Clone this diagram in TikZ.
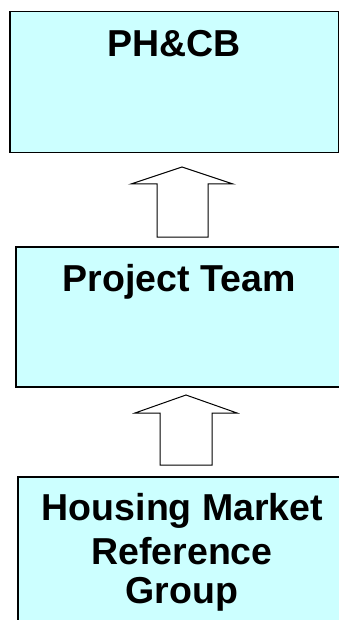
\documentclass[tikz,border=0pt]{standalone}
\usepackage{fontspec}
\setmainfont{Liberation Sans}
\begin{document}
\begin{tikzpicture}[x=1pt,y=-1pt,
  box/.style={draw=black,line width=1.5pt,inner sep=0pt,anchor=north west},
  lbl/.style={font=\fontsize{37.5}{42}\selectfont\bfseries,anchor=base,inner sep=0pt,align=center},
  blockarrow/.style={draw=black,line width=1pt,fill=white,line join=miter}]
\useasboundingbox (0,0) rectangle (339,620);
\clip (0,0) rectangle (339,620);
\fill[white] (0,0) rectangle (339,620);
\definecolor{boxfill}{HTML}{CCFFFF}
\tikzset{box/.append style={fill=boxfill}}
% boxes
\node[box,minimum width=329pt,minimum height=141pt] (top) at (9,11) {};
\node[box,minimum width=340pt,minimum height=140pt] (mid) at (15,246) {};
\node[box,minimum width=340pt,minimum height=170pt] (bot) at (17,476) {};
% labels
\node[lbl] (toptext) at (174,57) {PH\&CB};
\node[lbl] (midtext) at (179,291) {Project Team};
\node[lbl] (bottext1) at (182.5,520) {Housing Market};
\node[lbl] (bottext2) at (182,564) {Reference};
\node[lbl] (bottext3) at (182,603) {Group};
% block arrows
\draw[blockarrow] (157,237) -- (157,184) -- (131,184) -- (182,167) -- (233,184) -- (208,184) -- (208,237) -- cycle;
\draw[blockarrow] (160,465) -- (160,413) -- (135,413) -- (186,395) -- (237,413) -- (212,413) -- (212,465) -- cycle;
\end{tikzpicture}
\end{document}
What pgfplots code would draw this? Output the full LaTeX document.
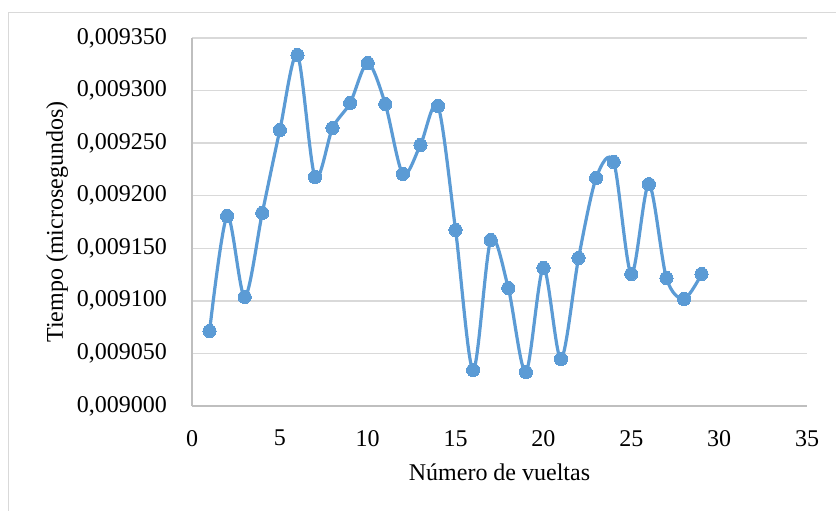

*Do this*
The pictures in the entries should be left out; output everything else exactly.

*Exercise solution*
Clone this diagram in TikZ.
\documentclass[tikz,border=0pt]{standalone}
\usepackage{fontspec}
\setmainfont{Liberation Sans}
\begin{document}
\begin{tikzpicture}[x=1pt,y=-1pt,
  box/.style={draw=black,line width=1.5pt,inner sep=0pt,anchor=north west},
  lbl/.style={font=\fontsize{37.5}{42}\selectfont\bfseries,anchor=base,inner sep=0pt,align=center},
  blockarrow/.style={draw=black,line width=1pt,fill=white,line join=miter}]
\useasboundingbox (0,0) rectangle (339,620);
\clip (0,0) rectangle (339,620);
\fill[white] (0,0) rectangle (339,620);
\definecolor{boxfill}{HTML}{CCFFFF}
\tikzset{box/.append style={fill=boxfill}}
% boxes
\node[box,minimum width=329pt,minimum height=141pt] (top) at (9,11) {};
\node[box,minimum width=340pt,minimum height=140pt] (mid) at (15,246) {};
\node[box,minimum width=340pt,minimum height=170pt] (bot) at (17,476) {};
% labels
\node[lbl] (toptext) at (174,57) {PH\&CB};
\node[lbl] (midtext) at (179,291) {Project Team};
\node[lbl] (bottext1) at (182.5,520) {Housing Market};
\node[lbl] (bottext2) at (182,564) {Reference};
\node[lbl] (bottext3) at (182,603) {Group};
% block arrows
\draw[blockarrow] (157,237) -- (157,184) -- (131,184) -- (182,167) -- (233,184) -- (208,184) -- (208,237) -- cycle;
\draw[blockarrow] (160,465) -- (160,413) -- (135,413) -- (186,395) -- (237,413) -- (212,413) -- (212,465) -- cycle;
\end{tikzpicture}
\end{document}
What pgfplots code would draw this? Output the full LaTeX document.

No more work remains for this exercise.